Este libro te introduce en un ambiente cuya existencia ni siquiera sospechabas, el de la gente que reconoce abiertamente que el sexo es la razón más importante de su vida y se dedica a experimentarlo con desconocidos, a escondidas y a la vista.
Me explico. “A escondidas” porque los aficionados a tan noble arte quedan por Internet en descampados donde no puedan ser localizados por la policía. “A la vista” ya que de lo que se trata es de mirar.
Unos hacen guarrindongadas y otros miran. De vez en cuando, si se lo permiten, alguno de los mirones puede participar en la orgía tirándose a la mujer del prójimo en multitud de posturas. El resto se conforma con practicar el vicio solitario mientras observa. Un vicio no tan solitario, por cierto, puesto que, además de contar con la inestimable ayuda de aquellos que están dale que te pego delante de sus ojos, también pueden conseguir que alguno de sus compañeros de vicio le auxilie en su orgásmica búsqueda.
Todo muy normal, todo muy limpio y todo muy controlado. Es gente pacífica que va a lo que va. Utilizan preservativos y cremas, y tan sólo se acercan a la acción a mirar o a “ayudar” cuando se lo permite la pareja de turno. Porque la cosa suele iniciarse con una pareja dándose el lote completo dentro de un coche. El resto de la gente espera a ser admitida y, cuando llega el permiso, se acercan con la intención de pasárselo bien mirando.

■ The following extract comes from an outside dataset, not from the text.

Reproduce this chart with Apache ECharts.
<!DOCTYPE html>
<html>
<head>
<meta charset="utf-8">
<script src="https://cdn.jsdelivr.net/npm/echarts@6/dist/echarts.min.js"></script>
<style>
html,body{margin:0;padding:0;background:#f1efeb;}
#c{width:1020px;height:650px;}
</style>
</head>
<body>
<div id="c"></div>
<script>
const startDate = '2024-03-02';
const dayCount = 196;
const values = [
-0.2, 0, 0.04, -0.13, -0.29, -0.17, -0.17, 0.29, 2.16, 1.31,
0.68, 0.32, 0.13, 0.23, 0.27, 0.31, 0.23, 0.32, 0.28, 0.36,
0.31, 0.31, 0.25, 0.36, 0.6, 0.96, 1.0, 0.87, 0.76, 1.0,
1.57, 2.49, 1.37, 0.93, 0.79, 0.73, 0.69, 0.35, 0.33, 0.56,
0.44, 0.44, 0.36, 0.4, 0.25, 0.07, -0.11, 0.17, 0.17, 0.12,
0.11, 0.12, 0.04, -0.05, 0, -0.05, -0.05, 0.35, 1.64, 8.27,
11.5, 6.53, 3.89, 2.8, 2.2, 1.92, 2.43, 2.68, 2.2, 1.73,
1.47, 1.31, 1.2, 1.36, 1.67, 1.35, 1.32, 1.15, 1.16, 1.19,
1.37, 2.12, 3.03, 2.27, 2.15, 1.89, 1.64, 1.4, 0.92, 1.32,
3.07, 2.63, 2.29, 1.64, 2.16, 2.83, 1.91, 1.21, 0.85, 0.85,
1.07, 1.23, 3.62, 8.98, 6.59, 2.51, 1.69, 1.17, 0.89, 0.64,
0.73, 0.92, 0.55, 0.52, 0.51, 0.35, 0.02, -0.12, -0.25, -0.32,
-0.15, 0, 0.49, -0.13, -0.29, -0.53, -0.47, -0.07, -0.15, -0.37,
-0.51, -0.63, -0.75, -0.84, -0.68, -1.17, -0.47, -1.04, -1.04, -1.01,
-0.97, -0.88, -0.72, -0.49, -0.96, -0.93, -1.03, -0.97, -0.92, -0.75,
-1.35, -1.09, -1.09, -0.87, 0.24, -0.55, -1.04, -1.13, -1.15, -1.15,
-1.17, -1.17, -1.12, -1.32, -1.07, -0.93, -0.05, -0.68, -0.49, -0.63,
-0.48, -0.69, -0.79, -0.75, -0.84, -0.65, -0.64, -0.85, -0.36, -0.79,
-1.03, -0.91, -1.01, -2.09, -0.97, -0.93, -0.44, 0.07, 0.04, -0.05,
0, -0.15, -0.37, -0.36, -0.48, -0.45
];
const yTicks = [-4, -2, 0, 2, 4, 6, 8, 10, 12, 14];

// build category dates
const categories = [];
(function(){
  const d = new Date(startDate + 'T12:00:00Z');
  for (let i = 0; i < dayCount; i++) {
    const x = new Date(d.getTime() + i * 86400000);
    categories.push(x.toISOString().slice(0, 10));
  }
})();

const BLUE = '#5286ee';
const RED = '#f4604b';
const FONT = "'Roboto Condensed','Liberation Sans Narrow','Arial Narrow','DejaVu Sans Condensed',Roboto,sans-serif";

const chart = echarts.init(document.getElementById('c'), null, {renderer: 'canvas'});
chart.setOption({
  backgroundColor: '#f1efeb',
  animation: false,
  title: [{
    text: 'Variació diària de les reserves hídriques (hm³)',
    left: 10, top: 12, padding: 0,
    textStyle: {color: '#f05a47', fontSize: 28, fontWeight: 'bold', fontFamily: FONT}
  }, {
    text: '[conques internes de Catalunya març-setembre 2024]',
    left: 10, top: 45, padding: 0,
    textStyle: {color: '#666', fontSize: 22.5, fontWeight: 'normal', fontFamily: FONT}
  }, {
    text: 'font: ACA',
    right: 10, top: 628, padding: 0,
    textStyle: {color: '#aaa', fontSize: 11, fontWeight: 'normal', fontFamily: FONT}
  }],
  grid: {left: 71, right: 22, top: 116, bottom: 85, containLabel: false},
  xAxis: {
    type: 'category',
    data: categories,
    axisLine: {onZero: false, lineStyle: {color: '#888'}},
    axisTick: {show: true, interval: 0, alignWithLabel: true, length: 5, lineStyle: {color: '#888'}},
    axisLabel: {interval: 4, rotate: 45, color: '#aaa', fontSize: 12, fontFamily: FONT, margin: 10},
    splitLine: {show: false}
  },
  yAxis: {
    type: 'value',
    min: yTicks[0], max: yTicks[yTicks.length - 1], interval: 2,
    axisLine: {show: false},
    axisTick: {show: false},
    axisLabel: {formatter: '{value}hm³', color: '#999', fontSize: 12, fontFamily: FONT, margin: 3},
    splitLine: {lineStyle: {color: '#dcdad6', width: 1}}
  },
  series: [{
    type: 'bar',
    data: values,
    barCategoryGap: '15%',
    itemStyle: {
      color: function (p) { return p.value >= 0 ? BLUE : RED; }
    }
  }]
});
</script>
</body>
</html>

Parece que estoy describiendo un argumento pornográfico, pero no señores, no. Como bien comenta el narrador, la actividad a la que se dedican los personajes es esencialmente antipornográfica, en el sentido de que no existen lejanas e inalcanzables mujeres con curvas de laboratorio que fingen orgasmos sin molestarse en ocultar su fingimiento, sino justo todo lo contrario: gente normal y muy cercana que simplemente se divierte practicando sexo… y observando o dejándose observar. Chachi.
Qué locura, ¿verdad? ¿Es posible que exista en la realidad algo parecido a lo que aquí se nos describe? Pues no lo sé ni me importa. Bueno, quizá sí que le importa un poco a esa parte mía tan canalla que mantengo escondida para que no trastoque mi plácida existencia, pero… Dejémoslo estar. A lo que me refiero es a que Daniel Davies ha creado un mundo perfectamente coherente y cerrado en sí mismo, un mundo que te atrapa desde el principio y con el que convives de forma apasionada durante todo el tiempo que dura la lectura de esta novela, La isla de los perros. Por cierto, que no hay perros ni isla.
Y no es solamente un libro excelente, sino además muy divertido y estupendamente escrito. Te lo crees todo sin dificultad y te cae bien el narrador-protagonista. ¿Para qué más?
La influencia de esta novela se extiende incluso por la red, donde podemos consultar algunos epígonos, más o menos deshonestos, como el de Voyeur, que aquí ni recomendamos ni dejamos de recomendar. Lo que sí recomiendo fervientemente es este pedazo de novela y este pedazo de escritor. Por cierto, no se asusten ustedes (o todo lo contrario) porque aunque el tema del libro sea el sexo, no se lo pasan follando en cada página. La editorial no es la Sonrisa Vertical sino Anagrama.
Acabemos transcribiendo un cachito en el que el protagonista describe a un compañerete de gustillos a quien acaban de presentar.
Tiene un ligero acento cockney pero muy pulido, como si repartiera su tiempo entre el oficio de fontanero y la universidad a distancia. A juzgar por el jeep y el atuendo de señorito rural –chaqueta verde impermeabilizada, camisa Oxford azul, guantes de gamuza de color ante-, ha debido de ganar un buen puñado de dinero. Así que no hay duda, es fontanero.